The exercise of extending this to 3D is left to the reader.
I have with me a lot of x,y points and each x,y point has some extra data associated with it. This extra data I'll be storing in a struct.
My application requires that given any one point, I'll have to find how many other points lie within a rectangular area surrounding this point (this point is at the centre of the rectangle).
One logic I've thought of is to store all x points as the keys in a map A and all y points as the keys in another map B.
Map A will have x as the key and y values as the value.
Map B will have y as the key and the associated struct as the value.
This way, if the given point is (10.5,20.6), I can use upper_bound(10.5+RECTANGLE_WIDTH) and lower_bound(10.5-RECTANGLE_WIDTH) to find the range of x values lying within the rectangle and for the corresponding y values, find whether the y values lie within the +- range of 20.6.

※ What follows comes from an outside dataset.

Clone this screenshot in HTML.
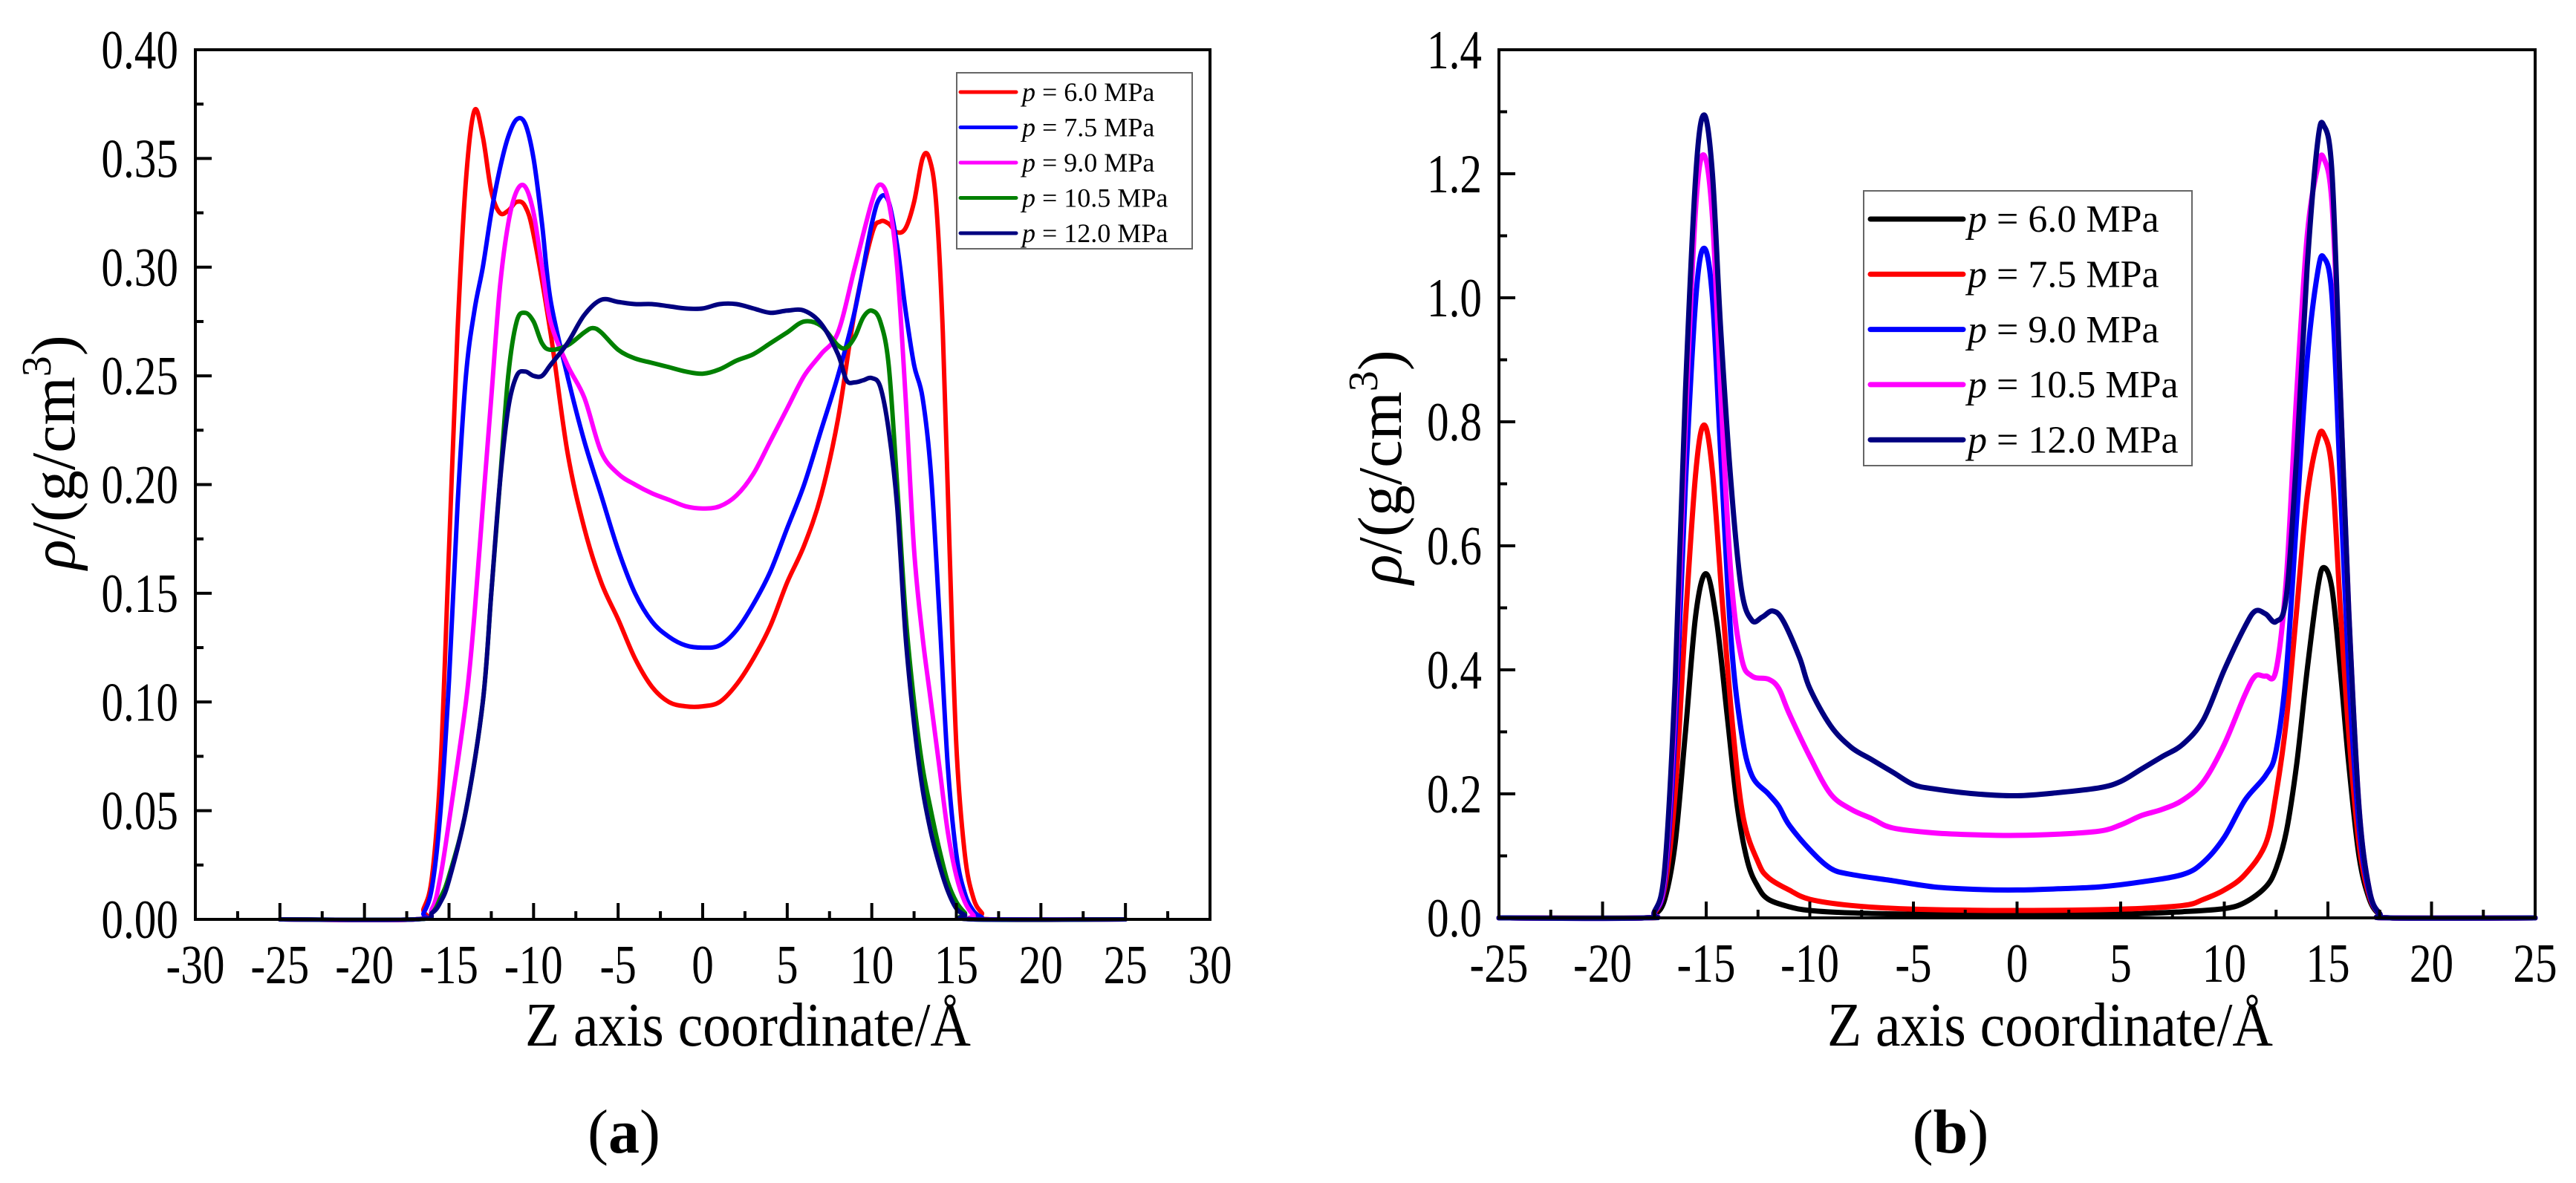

My whole point of using map was because I have a massive store of x,y points and the searching has to be done every two seconds. So I had to use the log(n) search of map.
I feel that this can be done in a more efficient way. Suggestions?
This is a typical application for a quadtree. The quadtree facilitates lookup of the m points lying in your rectangle in O(log(n) + m), where n is the total number of points.
Edit: Your approach using the map is not nearly as efficient. For randomly distributed points, it would have an O(sqrt(n)) average complexity, and O(n) worst-case.
How about you store the points as a simple 2 dimensional array of pointers to those structs, and when you need to find a point x,y it's a simple index operation. The same goes for any other points (x+a,y+b).
If you use a std::map of points the lookup will always be O(log N) where N is the number of points you have.
Your other option would be to divide your search space into buckets and put your point into buckets. You then calculate in your rectangle:
any buckets for which all the points are inside your rectangle
any for which there is some overlap.
For those that there is some overlap you can then look up in your collection which is O(M) if you use the right collection type per bucket, but M should be smaller than N. It may even be that M rarely exceeds a handful in which case you can probably check them linearly.
Working out which buckets overlap is a constant time operation but you have to run through these linearly (even to check if they are empty) so having too many of them may also be an issue.
The first observation would be that std::map wouldn't be the most efficient structure in any case. Your input is pretty much fixed, apparently (from the comments). In that case, std::binary_search on a sorted std::vector is more efficient. The main benefit of std::map over a sorted std::vector is that insertion is O(log N) instead of O(N), and you don't need that.
The next observation would be that you can probabaly afford to be a bit inaccurate in the first phase. Your output set will probably be a lot smaller than the total number of points (else a linear search would be in order). But assuming that this is the case, you might benefit from rounding up your rectangle. This will result in more candidate points, which you then check against the precise boundary.
For instance, if your points lay randomly distributed in the XY plane between (0,0) and (200,300), it would be possible to create a 20x30 matrix with each holding an subarea of size (10,10). If you now need points in the rectangle from (64,23) to (78, 45), you need to check subareas [6,2], [6,3], [6,4], [7,2], [7,3] and [7,4] - only 6 of the 600. In the second step, you'd throw out results such as (61, 25).